The appellee, Jose Tamez, was a welder on board the Leonard M. Fisher, a dredging vessel operated by King Fisher Marine Service, L.P. ("King Fisher"), who injured his left arm while helping two (2) crew members lift a sock-wrench assembly. Tamez sued King Fisher under the Jones Act, alleging that he was injured working under a "specific order" to lift equipment that should have been lifted with mechanical assistance or with the assistance of additional crew members. Under the specific-order doctrine, a seaman in absolved of contributory negligence if he suffers damages after being ordered to do a specific task in a specific manner. The jury accepted Tamez's arguments that he was working under a specific order, and Tamez was awarded USD 420,000. Although the jury found Tamez to be 50% at fault for his injuries, the trial judge did not reduce the award because of the jury's finding of a specific order. King Fisher appealed, arguing that there was insufficient evidence to support the jury's specific-order finding and that the trial court had erred by failing to charge the jury with the specific-order definition King Fisher proposed adding. The Court of Appeals rejected both arguments, concluding that there was sufficient evidence to support the jury's findings and that the trial court had discretion to refuse the proposed jury charge as untimely. King Fisher appealed again to the Texas Supreme Court, which agreed to hear the appeal.

The majority of the Texas Supreme Court, in a 5-4 decision, affirmed the lower courts' decisions. The Court first concluded that King Fisher's proposed definition of a specific order, which had been presented to the trial court for inclusion minutes before the jury charge was to be read, was untimely. The majority rejected King Fisher's arguments that Rule 272 of the Texas Rules of Civil Procedure and the Texas Supreme Court's prior precedents provided that the objection could be timely presented up to the moment the charge was read to the jury, with no discretion for the judge to alter that deadline. The Court determined – as other lower courts reviewing the Rule had– that the relevant inquiry is the reasonableness of the time allowed to review and object to the charge. Under the circumstances presented by this case, the Supreme Court found that the trial court was within its discretion to reject an objection raised only minutes before the charge was read to the jury, as King Fisher had been given a reasonable time to review and object to the charge earlier. In so holding, the Court was clear that it was not necessarily endorsing the trial court's refusal to include King Fisher's proposed definition in the charge; rather, it was simply holding that Rule 272 affords trial courts discretion to set a deadline for charge objections as long as counsel is given a reasonable amount of time to examine and object to the charge.

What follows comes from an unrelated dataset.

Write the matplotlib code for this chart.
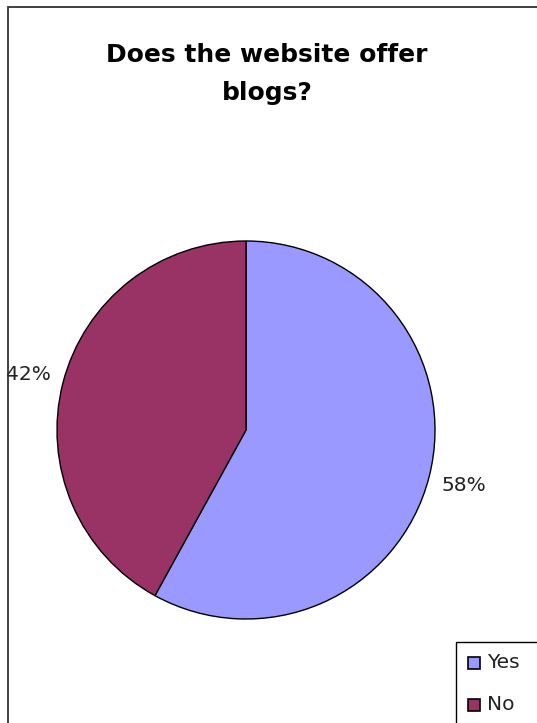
import matplotlib.pyplot as plt
from matplotlib.patches import Rectangle

# data
labels = ['Yes', 'No']
shares = [58, 42]
colors = ['#9999FF', '#993366']
title = 'Does the website offer\nblogs?'

W, H = 537, 723
fig = plt.figure(figsize=(W / 100, H / 100), dpi=100)
fig.patch.set_facecolor('white')

def fx(px):
    return px / W

def fy(py):
    return 1 - py / H

def box(x0, y0, x1, y1, **kw):
    # rectangle given in pixel coords from the top-left corner
    fig.patches.append(Rectangle((fx(x0), fy(y1)), (x1 - x0) / W, (y1 - y0) / H,
                                 transform=fig.transFigure, **kw))

# outer chart frame (cut at right and bottom)
box(8, 7, 560, 760, fill=False, edgecolor='#333333', lw=1.3)

fig.text(fx(267), fy(74), title, ha='center', va='center', fontsize=18,
         fontweight='bold', family='DejaVu Sans', linespacing=1.75)

# pie
cx, cy, r = 246, 430, 189
ax = fig.add_axes([fx(cx - r), fy(cy + r), 2 * r / W, 2 * r / H])
wedges, texts = ax.pie(shares, colors=colors, startangle=90, counterclock=False,
                       labels=[f'{s}%' for s in shares], labeldistance=1.19,
                       wedgeprops=dict(edgecolor='black', linewidth=1.0),
                       textprops=dict(fontsize=14.5, color='#222222',
                                      family='DejaVu Sans'))
for t in texts:
    t.set_ha('center')
ax.set_xlim(-1, 1)
ax.set_ylim(-1, 1)
ax.set_aspect('equal')
ax.axis('off')

# legend frame (cut at right and bottom)
box(456, 642, 600, 760, fill=False, edgecolor='black', lw=1.0)
for i, (lab, col) in enumerate(zip(labels, colors)):
    y = 663 + 42 * i
    box(468, y - 6, 480, y + 6, facecolor=col, edgecolor='black', lw=1.2)
    fig.text(fx(487), fy(y), lab, ha='left', va='center', fontsize=14.5,
             color='#222222', family='DejaVu Sans')

fig.savefig('out.png', dpi=100)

The Court next considered King Fisher's argument that the Court of Appeals had improperly relied upon a Ninth Circuit expansion of the specific order doctrine in concluding that sufficient evidence supported the jury's finding. The majority rejected his argument, concluding that the Court of Appeals' holding did not rest on the Ninth Circuit's expansion and did not apply the decision at issue to the facts of the case. As such, the Supreme Court limited its sufficiency review to the standard it had set forth in its own precedents, i.e. - a seaman receives a specific order when his "only options are either to complete the task or disobey the order". The Court determined that the witness testimony presented "some evidence about which reasonable minds could differ" and, as such, there was sufficient evidence to support the jury's specific-order finding.

In a thirteen (13) page Dissent, Justice Guzman (joined by three (3) other justices) rejected the Majority's interpretation of Rule 272, arguing that the Rule simply requires a party to object to the charge before it is read to the jury. The Dissent criticized the trial court for "elevat[ing] docket management above the express language of Rule 272" and expressed concern that the Majority's opinion prioritized "adjudication on procedural technicalities above adjudication on the merits." The dissenting justice argued that she would remand for the Court of Appeals to consider whether the trial court's error in refusing King Fisher's timely charge objection was harmful, reversible error.